08 March, 2011

Some Questions on International Women's Day

I have some questions regarding International Women’s Day – questions which might be controversial.  Or they might not, but just in case they are, let me first explain where I’m coming from.  I have no intention of trying to be controversial for controversy’s sake.  I’m not going to ask why there isn’t a men’s day or anything like that.  I get it.  I get that living as a woman is generally more complicated than living as a man, both in day-to-day terms and over a lifetime.  I get that women generally have a harder time of it even in post-feminist societies.  I am all for equal pay.  That ought to go without saying.  It’s to our collective shame that it’s even an issue in 2011.  I have no time for gender roles.  I’m all for stay-at-home dads and women soldiers if that’s what they want to do.  So I’m not here to be deliberately obtuse or make some smartarse cheap shots.  I have some honest questions and I would appreciate honest answers if anybody has them.

It seems the whole issue of gender equality has been wankified beyond recognition.  According to this week’s Q and A, it would appear that the most important issues facing Australian women are the lack of women on corporate boards and a 27% pay discrepancy between men and women in the finance sector.  Now I’m no woman so it’s not for me to say, but if I had to take a guess, I would guess that most women have more important concerns.  I’ve already mentioned that equal pay is a no-brainer, but in the finance sector, I would expect that 27% would mean the difference between exorbitant and obscene.  I also don’t see how overpaid, out-of-touch women on corporate boards would be any better for society at large than overpaid, out-of-touch men.  These are both issues that, on Twitter, would usually be tagged #firstworldproblems as a tacit recognition that these are pretty good problems to have.

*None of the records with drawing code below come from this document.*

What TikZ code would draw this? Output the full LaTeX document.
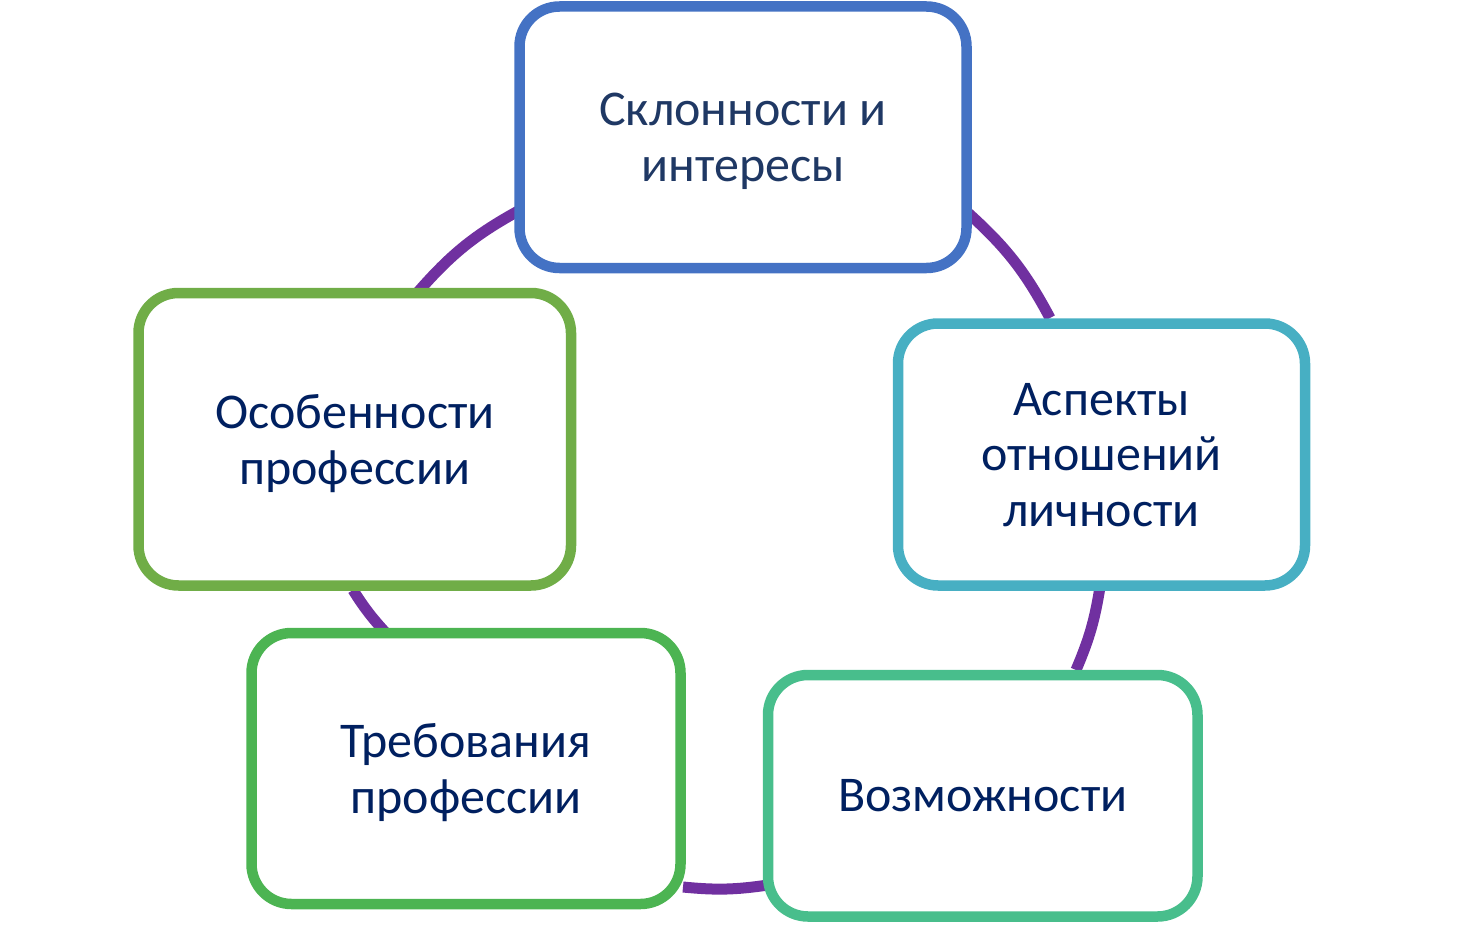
\documentclass[tikz,border=0pt]{standalone}
\usepackage{fontspec}
\setmainfont{Carlito}
\definecolor{cblue}{HTML}{4472C4}
\definecolor{cteal}{HTML}{47AFC3}
\definecolor{cmint}{HTML}{48BE8C}
\definecolor{cgreen}{HTML}{4CB452}
\definecolor{colive}{HTML}{70AD47}
\definecolor{cpurple}{HTML}{7030A0}
\definecolor{tnavy}{HTML}{002060}
\definecolor{tblue}{HTML}{1F3864}
\tikzset{
  cyclebox/.style={draw, line width=10.5pt, rounded corners=40pt, fill=white,
    align=center, inner sep=0pt, text=tnavy, text depth=0pt,
    font=\fontsize{50}{55.5}\selectfont},
  cyclearc/.style={draw=cpurple, line width=11pt}
}
\begin{document}
\begin{tikzpicture}[x=1pt,y=-1pt]
\useasboundingbox (0,0) rectangle (1472,928);
% arcs
\coordinate (a1s) at (418,292); \coordinate (a1e) at (520,210);
\coordinate (a2s) at (967,212); \coordinate (a2e) at (1050,318);
\coordinate (a3s) at (1100,587); \coordinate (a3e) at (1076,670);
\coordinate (a4s) at (768,885); \coordinate (a4e) at (683,887);
\coordinate (a5s) at (385,632); \coordinate (a5e) at (353,590);
\draw[cyclearc] (a1s) to[bend left=10] (a1e);
\draw[cyclearc] (a2s) to[bend left=10] (a2e);
\draw[cyclearc] (a3s) to[bend left=7] (a3e);
\draw[cyclearc] (a4s) to[bend left=7] (a4e);
\draw[cyclearc] (a5s) to[bend left=5] (a5e);
% boxes
\node[cyclebox, draw=cblue, text=tblue, minimum width=447pt, minimum height=261.5pt]
  (top) at (743,137.25) {Склонности и\\интересы};
\node[cyclebox, draw=cteal, minimum width=407pt, minimum height=262pt]
  (right) at (1101.5,454.5) {Аспекты\\отношений\\личности};
\node[cyclebox, draw=cmint, minimum width=429.5pt, minimum height=241.5pt]
  (bright) at (982.75,795.75) {Возможности};
\node[cyclebox, draw=cgreen, minimum width=429pt, minimum height=271pt]
  (bleft) at (466,768.5) {Требования\\профессии};
\node[cyclebox, draw=colive, minimum width=432.5pt, minimum height=292.5pt]
  (left) at (354.75,439.25) {Особенности\\профессии};
\end{tikzpicture}
\end{document}
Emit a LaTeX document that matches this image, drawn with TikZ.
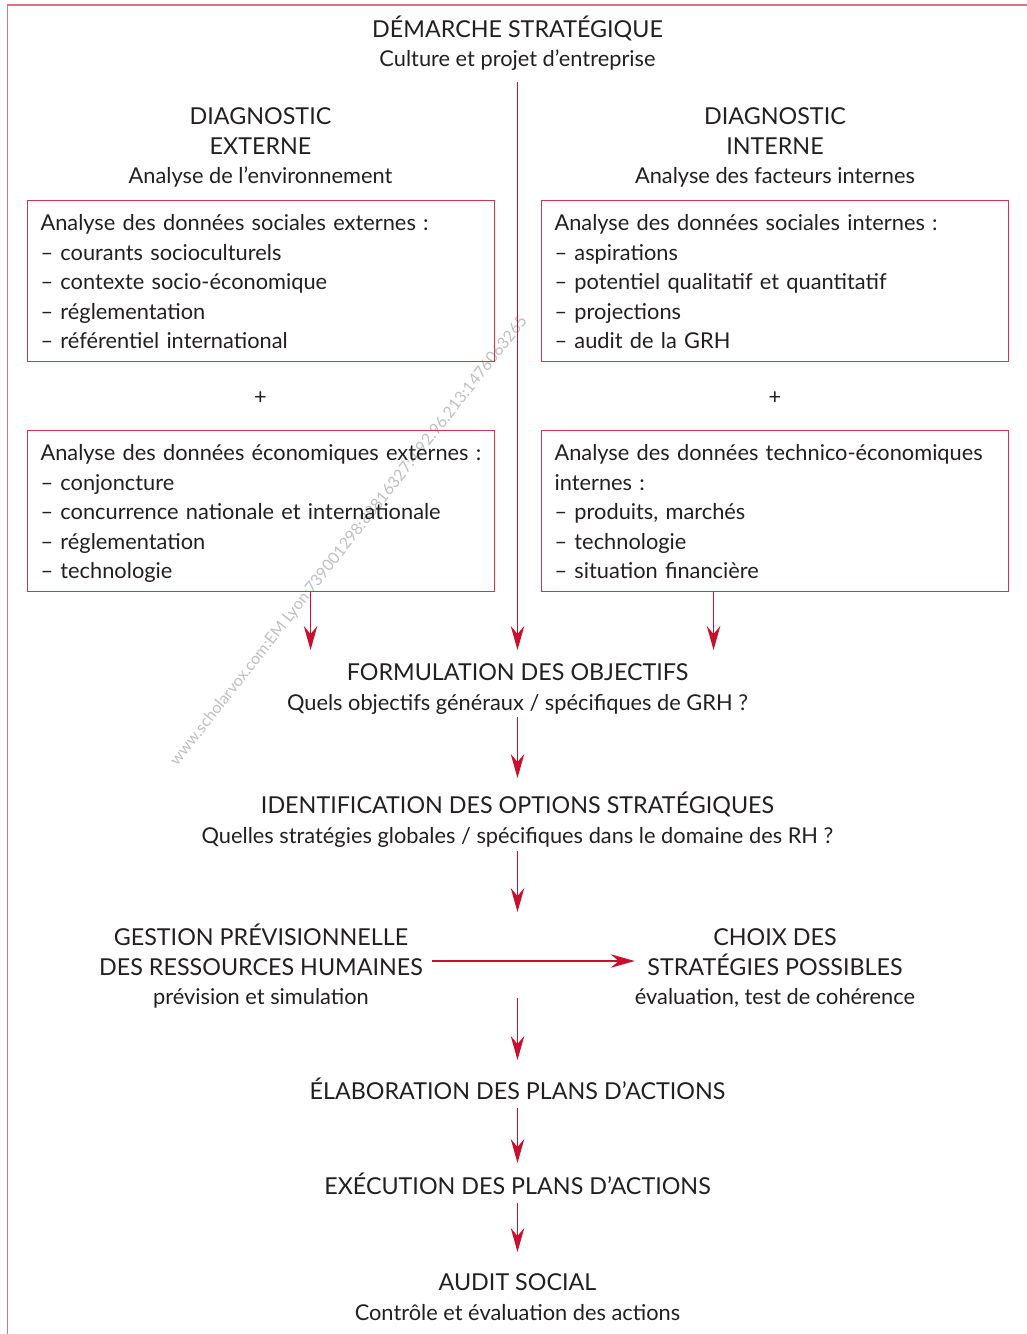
\documentclass[tikz,border=0pt]{standalone}
\usepackage{fontspec}
\setmainfont{Lato}
\usetikzlibrary{arrows.meta}

\definecolor{ink}{HTML}{231F20}
\definecolor{boxred}{HTML}{D2364F}
\definecolor{arrred}{HTML}{C8102E}
\definecolor{framepink}{HTML}{E07084}

% struts fixing the height of a first line and the depth of a last line
\newcommand\tst{\rule{0pt}{24pt}}
\newcommand\bst{\rule[-8pt]{0pt}{8pt}}
\newcommand\lst{\rule[-7pt]{0pt}{7pt}}
% capitals are set a little larger than running text
\newcommand\cp[1]{{\fontsize{23.3}{29.5}\selectfont #1}}

\tikzset{
  txt/.style={anchor=north, inner sep=0pt, align=center},
  databox/.style={draw=boxred, line width=1.1pt, anchor=north west,
    text width=441pt, inner xsep=13pt, inner ysep=6pt, align=left},
  arr/.style={draw=arrred, line width=1.3pt,
    -{Stealth[length=24pt, width=13.5pt, inset=8pt]}},
}

\begin{document}
\begin{tikzpicture}[x=1pt, y=-1pt, font=\fontsize{21.8}{29.5}\selectfont, text=ink]
\useasboundingbox (0,0) rectangle (1027,1334);

% outer frame: top and left rules
\draw[framepink, line width=1.3pt] (7.5,1334) -- (7.5,5) -- (1027,5);

% watermark
\node[rotate=51.8, text=black!25, inner sep=0pt, font=\fontsize{16}{16}\selectfont]
  (wm) at (349,541) {www.scholarvox.com:EM Lyon:739001298:88816327:4.92.96.213:1476063265};

% heading
\node[txt] (title) at (517.5,13) {\tst\cp{DÉMARCHE STRATÉGIQUE}\\Culture et projet d’entreprise\bst};

% diagnostic headings
\node[txt] (dext) at (260.5,100.5) {\tst\cp{DIAGNOSTIC}\\\cp{EXTERNE}\\Analyse de l’environnement\bst};
\node[txt] (dint) at (775,100.5) {\tst\cp{DIAGNOSTIC}\\\cp{INTERNE}\\Analyse des facteurs internes\bst};

% data boxes
\node[databox] (bse) at (27,200) {\tst Analyse des données sociales externes :\\
  – courants socioculturels\\
  – contexte socio-économique\\
  – réglementation\\
  – référentiel international\lst};
\node[databox] (bsi) at (541,200) {\tst Analyse des données sociales internes :\\
  – aspirations\\
  – potentiel qualitatif et quantitatif\\
  – projections\\
  – audit de la GRH\lst};

\node[txt] (pe) at (260.5,380) {\tst +};
\node[txt] (pi) at (775,380) {\tst +};

\node[databox] (bee) at (27,430) {\tst \mbox{Analyse des données économiques externes :}\\
  – conjoncture\\
  – concurrence nationale et internationale\\
  – réglementation\\
  – technologie\lst};
\node[databox] (bie) at (541,430) {\tst \mbox{Analyse des données technico-économiques}\\
  internes :\\
  – produits, marchés\\
  – technologie\\
  – situation financière\lst};

% main sequence
\node[txt] (formul) at (517.5,656.5) {\tst\cp{FORMULATION DES OBJECTIFS}\\Quels objectifs généraux / spécifiques de GRH ?\bst};
\node[txt] (ident) at (517.5,789.5) {\tst\cp{IDENTIFICATION DES OPTIONS STRATÉGIQUES}\\Quelles stratégies globales / spécifiques dans le domaine des RH ?\bst};
\node[txt] (gest) at (261,921.5) {\tst\cp{GESTION PRÉVISIONNELLE}\\\cp{DES RESSOURCES HUMAINES}\\prévision et simulation\bst};
\node[txt] (choix) at (775,921.5) {\tst\cp{CHOIX DES}\\\cp{STRATÉGIES POSSIBLES}\\évaluation, test de cohérence\bst};
\node[txt] (elab) at (517.5,1075.5) {\tst\cp{ÉLABORATION DES PLANS D’ACTIONS}\bst};
\node[txt] (exec) at (517.5,1170.5) {\tst\cp{EXÉCUTION DES PLANS D’ACTIONS}\bst};
\node[txt] (audit) at (517.5,1266.5) {\tst\cp{AUDIT SOCIAL}\\Contrôle et évaluation des actions\bst};

% connectors
\draw[arr, shorten <=7.5pt, shorten >=6.5pt] (title.south) -- (formul.north);
\draw[arr, shorten >=6.5pt] ([xshift=49.5pt]bee.south) -- ([xshift=49.5pt]bee.south |- formul.north);
\draw[arr, shorten >=6.5pt] ([xshift=-61.5pt]bie.south) -- ([xshift=-61.5pt]bie.south |- formul.north);
\draw[arr, shorten <=-1pt, shorten >=11.5pt] (formul.south) -- (ident.north);
\draw[arr, shorten >=9.5pt] (ident.south) -- (gest.north -| ident.south);
\draw[arr, shorten <=9pt] (gest.east |- 0,961) -- (choix.west |- 0,961);
\draw[arr, shorten <=-14.5pt, shorten >=15.5pt] (gest.south -| elab.north) -- (elab.north);
\draw[arr, shorten >=7.5pt] (elab.south) -- (exec.north);
\draw[arr, shorten >=14.5pt] (exec.south) -- (audit.north);
\end{tikzpicture}
\end{document}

The question of quotas was also raised.  If you ask me (and forgive me for assuming you did), I think quotas are disrespectful to women because they will never truly know if they were the best person for the job or if they are simply there to fill a quota.  That’s not equality, that’s patronising.  There can never be true equality until gender, race, sexuality, etc. are not an issue at all.  Once quotas were brought up, it led to talking of quotas for parliament.  The problem there is a little thing called democracy.  Each party could ensure that 50% of their candidates are women, but that wouldn’t mean 50% of MPs would be female.  In a perfect world, parliament would have a proportional representation of women, men, aborigines, migrants, gays, Muslims, Christians, agnostics, disabled, diabetics and vegetarians, but  eventually you’re going to have to take it up with the voters.  But I will explain later my theory about the lack of women in parliament.

So here are my questions:
Why aren’t we as worried by the under-representation of women working on construction sites as we are about women on corporate boards?
Why are we talking about quotas for women in parliament but not in the military?
Is no-one worried about the lack of men taking up nursing as a career?

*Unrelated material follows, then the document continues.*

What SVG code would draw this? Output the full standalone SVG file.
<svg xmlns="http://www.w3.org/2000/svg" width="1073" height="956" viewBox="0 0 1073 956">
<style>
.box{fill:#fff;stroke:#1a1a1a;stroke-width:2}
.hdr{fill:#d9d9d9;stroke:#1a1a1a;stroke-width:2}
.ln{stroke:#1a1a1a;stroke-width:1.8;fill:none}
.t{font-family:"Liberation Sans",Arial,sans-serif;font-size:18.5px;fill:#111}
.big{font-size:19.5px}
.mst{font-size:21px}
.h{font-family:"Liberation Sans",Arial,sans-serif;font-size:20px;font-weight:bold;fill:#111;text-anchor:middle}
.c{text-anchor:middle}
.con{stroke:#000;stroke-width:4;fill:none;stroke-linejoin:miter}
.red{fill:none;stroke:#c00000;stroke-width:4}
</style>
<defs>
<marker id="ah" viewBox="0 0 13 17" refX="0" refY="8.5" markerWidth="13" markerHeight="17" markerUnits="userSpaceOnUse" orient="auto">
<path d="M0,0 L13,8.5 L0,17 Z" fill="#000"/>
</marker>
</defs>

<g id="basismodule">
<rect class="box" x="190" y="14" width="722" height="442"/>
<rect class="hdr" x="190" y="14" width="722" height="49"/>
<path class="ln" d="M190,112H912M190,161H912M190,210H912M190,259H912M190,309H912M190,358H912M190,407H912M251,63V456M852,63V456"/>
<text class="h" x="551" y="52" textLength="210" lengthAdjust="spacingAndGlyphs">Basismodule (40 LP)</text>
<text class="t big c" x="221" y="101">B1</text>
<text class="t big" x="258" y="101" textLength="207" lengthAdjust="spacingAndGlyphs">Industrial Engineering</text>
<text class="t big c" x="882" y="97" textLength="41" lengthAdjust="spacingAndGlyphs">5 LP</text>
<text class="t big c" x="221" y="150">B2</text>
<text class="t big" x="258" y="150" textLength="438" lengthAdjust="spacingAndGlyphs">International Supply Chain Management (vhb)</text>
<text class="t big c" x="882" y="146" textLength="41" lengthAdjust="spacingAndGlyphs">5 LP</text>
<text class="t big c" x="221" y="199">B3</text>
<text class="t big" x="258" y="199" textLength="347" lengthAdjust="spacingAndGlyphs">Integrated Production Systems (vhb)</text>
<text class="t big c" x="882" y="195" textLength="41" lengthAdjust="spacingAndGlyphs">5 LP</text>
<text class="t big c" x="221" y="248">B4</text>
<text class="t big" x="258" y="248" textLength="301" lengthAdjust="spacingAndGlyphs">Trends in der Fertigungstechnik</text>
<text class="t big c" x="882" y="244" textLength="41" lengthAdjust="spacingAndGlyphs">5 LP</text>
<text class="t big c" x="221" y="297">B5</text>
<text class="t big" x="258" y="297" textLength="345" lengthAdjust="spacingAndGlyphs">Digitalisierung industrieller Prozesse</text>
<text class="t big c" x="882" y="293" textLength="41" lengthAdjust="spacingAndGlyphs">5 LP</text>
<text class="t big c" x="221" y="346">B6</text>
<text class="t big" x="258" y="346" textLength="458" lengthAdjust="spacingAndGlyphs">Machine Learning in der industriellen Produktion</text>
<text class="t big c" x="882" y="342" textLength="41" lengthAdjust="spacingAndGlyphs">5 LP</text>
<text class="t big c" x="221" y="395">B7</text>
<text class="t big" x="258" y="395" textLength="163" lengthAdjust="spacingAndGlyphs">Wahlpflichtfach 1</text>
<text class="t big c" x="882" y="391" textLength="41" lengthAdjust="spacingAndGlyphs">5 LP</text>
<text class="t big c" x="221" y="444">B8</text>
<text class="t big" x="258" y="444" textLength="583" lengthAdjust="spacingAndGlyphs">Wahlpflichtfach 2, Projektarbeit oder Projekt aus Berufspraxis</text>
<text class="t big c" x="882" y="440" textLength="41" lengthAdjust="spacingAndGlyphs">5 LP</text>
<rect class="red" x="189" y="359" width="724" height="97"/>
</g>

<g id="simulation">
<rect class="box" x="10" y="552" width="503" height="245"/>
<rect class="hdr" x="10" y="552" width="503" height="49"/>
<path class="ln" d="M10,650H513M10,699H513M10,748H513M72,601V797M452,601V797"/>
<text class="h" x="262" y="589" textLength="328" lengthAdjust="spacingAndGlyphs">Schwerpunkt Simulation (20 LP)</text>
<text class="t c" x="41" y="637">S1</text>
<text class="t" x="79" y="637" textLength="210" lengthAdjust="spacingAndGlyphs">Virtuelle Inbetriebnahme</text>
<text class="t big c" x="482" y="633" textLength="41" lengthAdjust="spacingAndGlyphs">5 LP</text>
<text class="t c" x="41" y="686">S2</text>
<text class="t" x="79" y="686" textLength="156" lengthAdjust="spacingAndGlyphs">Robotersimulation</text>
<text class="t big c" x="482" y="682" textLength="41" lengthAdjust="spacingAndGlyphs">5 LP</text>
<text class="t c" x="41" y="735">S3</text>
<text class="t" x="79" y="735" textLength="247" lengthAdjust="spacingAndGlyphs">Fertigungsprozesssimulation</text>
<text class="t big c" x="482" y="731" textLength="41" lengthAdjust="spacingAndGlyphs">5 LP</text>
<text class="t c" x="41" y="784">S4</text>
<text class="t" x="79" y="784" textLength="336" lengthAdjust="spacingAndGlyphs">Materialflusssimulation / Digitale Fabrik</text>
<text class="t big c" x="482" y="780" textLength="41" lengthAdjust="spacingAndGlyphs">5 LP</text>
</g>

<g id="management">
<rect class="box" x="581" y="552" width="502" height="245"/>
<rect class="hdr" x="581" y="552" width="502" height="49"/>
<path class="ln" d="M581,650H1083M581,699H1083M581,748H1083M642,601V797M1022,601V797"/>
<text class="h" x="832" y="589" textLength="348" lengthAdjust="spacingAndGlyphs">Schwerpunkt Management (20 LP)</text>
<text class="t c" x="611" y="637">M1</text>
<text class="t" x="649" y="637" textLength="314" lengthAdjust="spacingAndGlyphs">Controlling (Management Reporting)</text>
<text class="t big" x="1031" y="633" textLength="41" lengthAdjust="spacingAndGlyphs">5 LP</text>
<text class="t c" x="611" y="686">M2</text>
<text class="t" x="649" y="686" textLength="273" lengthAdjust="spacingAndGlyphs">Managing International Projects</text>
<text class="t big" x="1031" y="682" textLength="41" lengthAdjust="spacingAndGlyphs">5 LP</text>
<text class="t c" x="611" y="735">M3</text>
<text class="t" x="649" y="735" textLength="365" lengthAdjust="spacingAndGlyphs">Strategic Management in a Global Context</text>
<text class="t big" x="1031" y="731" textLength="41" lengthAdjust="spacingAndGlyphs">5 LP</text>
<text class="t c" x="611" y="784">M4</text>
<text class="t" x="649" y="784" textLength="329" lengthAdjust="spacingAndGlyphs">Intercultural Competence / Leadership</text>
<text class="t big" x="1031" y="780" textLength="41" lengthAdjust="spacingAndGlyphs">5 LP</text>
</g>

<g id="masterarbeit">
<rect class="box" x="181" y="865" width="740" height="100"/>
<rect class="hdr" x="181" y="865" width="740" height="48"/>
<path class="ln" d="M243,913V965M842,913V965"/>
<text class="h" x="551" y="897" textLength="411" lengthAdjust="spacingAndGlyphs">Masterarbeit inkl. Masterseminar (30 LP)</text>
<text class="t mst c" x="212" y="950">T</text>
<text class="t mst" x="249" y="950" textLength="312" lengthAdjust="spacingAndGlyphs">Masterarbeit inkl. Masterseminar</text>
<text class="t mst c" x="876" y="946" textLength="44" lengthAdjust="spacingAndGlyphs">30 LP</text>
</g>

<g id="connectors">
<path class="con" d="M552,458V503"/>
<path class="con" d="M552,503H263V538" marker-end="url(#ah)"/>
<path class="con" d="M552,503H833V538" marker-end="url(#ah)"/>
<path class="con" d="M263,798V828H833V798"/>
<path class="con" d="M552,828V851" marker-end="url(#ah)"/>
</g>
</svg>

Again, I’m not saying this to be obtuse.  I am all for gender equality across all career paths, which is why it bothers me that the discussion seems to be all about gender equality in the “nice” jobs but not across the workforce in general.  Could it be that there are certain pursuits that particular genders find themselves suited to?  I’ll say again that I hate gender roles, but it’s a genuine question.

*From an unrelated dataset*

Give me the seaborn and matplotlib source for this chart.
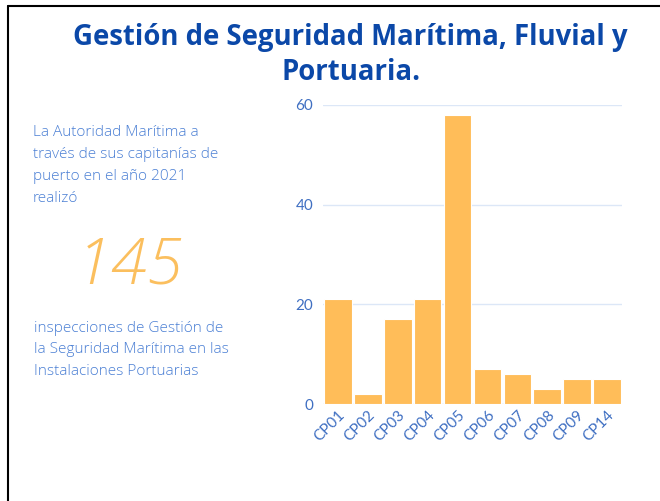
import matplotlib
matplotlib.use("Agg")
import matplotlib.pyplot as plt
import seaborn as sns
import pandas as pd

categories = ["CP01", "CP02", "CP03", "CP04", "CP05", "CP06", "CP07", "CP08", "CP09", "CP14"]
values = [21, 2, 17, 21, 58, 7, 6, 3, 5, 5]
yticks = [0, 20, 40, 60]
total_label = "145"

sns.set_theme(style="white")
plt.rcParams['font.family'] = ['Open Sans', 'DejaVu Sans']

df = pd.DataFrame({"cat": categories, "val": values})

fig = plt.figure(figsize=(6.6, 5.01), dpi=100)
W, H = 660, 501
ax = fig.add_axes([323 / W, 1 - 404 / H, (622 - 323) / W, (404 - 105) / H])

sns.barplot(data=df, x="cat", y="val", ax=ax, color="#ffbd59", saturation=1,
            width=0.92, edgecolor="white", linewidth=0.8)
ax.set_ylim(0, 60)
ax.set_xlim(-0.5, len(categories) - 0.5)
ax.set_yticks(yticks)
ax.set_xlabel("")
ax.set_ylabel("")
for s in ax.spines.values():
    s.set_visible(False)
ax.grid(axis="y", color="#dce7f7", linewidth=1)
ax.set_axisbelow(True)
ax.axhline(0, color="#dce7f7", linewidth=1, zorder=0)
ax.tick_params(axis="y", colors="#3f6fc2", labelsize=11, length=0, pad=7)
ax.tick_params(axis="x", colors="#3f6fc2", labelsize=11, length=0, pad=3)
for lab in ax.get_yticklabels():
    lab.set_family(['Lato', 'DejaVu Sans'])
for lab in ax.get_xticklabels():
    lab.set_rotation(45)
    lab.set_ha("right")
    lab.set_rotation_mode("anchor")
    lab.set_family(['Lato', 'DejaVu Sans'])

blue = "#4a7fd4"
fig.text(350 / W, 1 - 37 / H, "Gestión de Seguridad Marítima, Fluvial y", ha="center", va="center",
         fontsize=19.8, fontweight="bold", color="#0b48a8")
fig.text(351 / W, 1 - 72 / H, "Portuaria.", ha="center", va="center",
         fontsize=19.8, fontweight="bold", color="#0b48a8")

left_top = ["La Autoridad Marítima a", "través de sus capitanías de", "puerto en el año 2021", "realizó"]
for i, t in enumerate(left_top):
    fig.text(33 / W, 1 - (133 + i * 21.7) / H, t, ha="left", va="center", fontsize=11.1,
             color=blue, fontweight="light")

fig.text(130 / W, 1 - 267 / H, total_label, ha="center", va="center", fontsize=47,
         color="#fbbf5e", style="italic", fontweight="light")

left_bot = ["inspecciones de Gestión de", "la Seguridad Marítima en las", "Instalaciones Portuarias"]
for i, t in enumerate(left_bot):
    fig.text(34 / W, 1 - (328 + i * 21.7) / H, t, ha="left", va="center", fontsize=11.1,
             color=blue, fontweight="light")

# frame
fig.add_artist(plt.Line2D([8 / W, 1], [1 - 5.5 / H, 1 - 5.5 / H], color="black", linewidth=1.5,
                          transform=fig.transFigure))
fig.add_artist(plt.Line2D([8 / W, 8 / W], [1 - 5.5 / H, 0], color="black", linewidth=1.5,
                          transform=fig.transFigure))

fig.savefig("out.png", dpi=100)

Regarding women in parliament, I get the impression that it’s just a lower priority for women in general than it is for men.  I’m not saying that’s a good or a bad thing, it’s just an observation and I would be happy for people to argue with me over that.  I know it’s not a popular point of view to suggest that politicians are underpaid, but the fact is that they are paid a lot less than any comparable position in industry.  There are several knock-on effects from this.  It means that those who are able but, shall we say, slightly less altruistic in their motives, are more likely to want to run a bank than treasury.  After all, the pay is so much better.  Therefore, those who are of a persuasion offer themselves as ministers, despite the relatively modest salary, are probably driven more by ego than by profit motive.  Since women tend to be less ego driven than men, those who have a flair for managing departments are more likely to have the sense to go somewhere where they are well paid and less hated for it.  Also, I’ll go out on a limb and suggest that women by and large are less greedy than men, which will make them less inclined to take a position that pays eight figures and contributes bugger all to society.  I think women are simply more likely to just get on with it.

These are simply some observations and I would be very happy to have some of them shot down.  I just think that if we’re going to talk equality, let’s talk equality across the board, not just the corporate board.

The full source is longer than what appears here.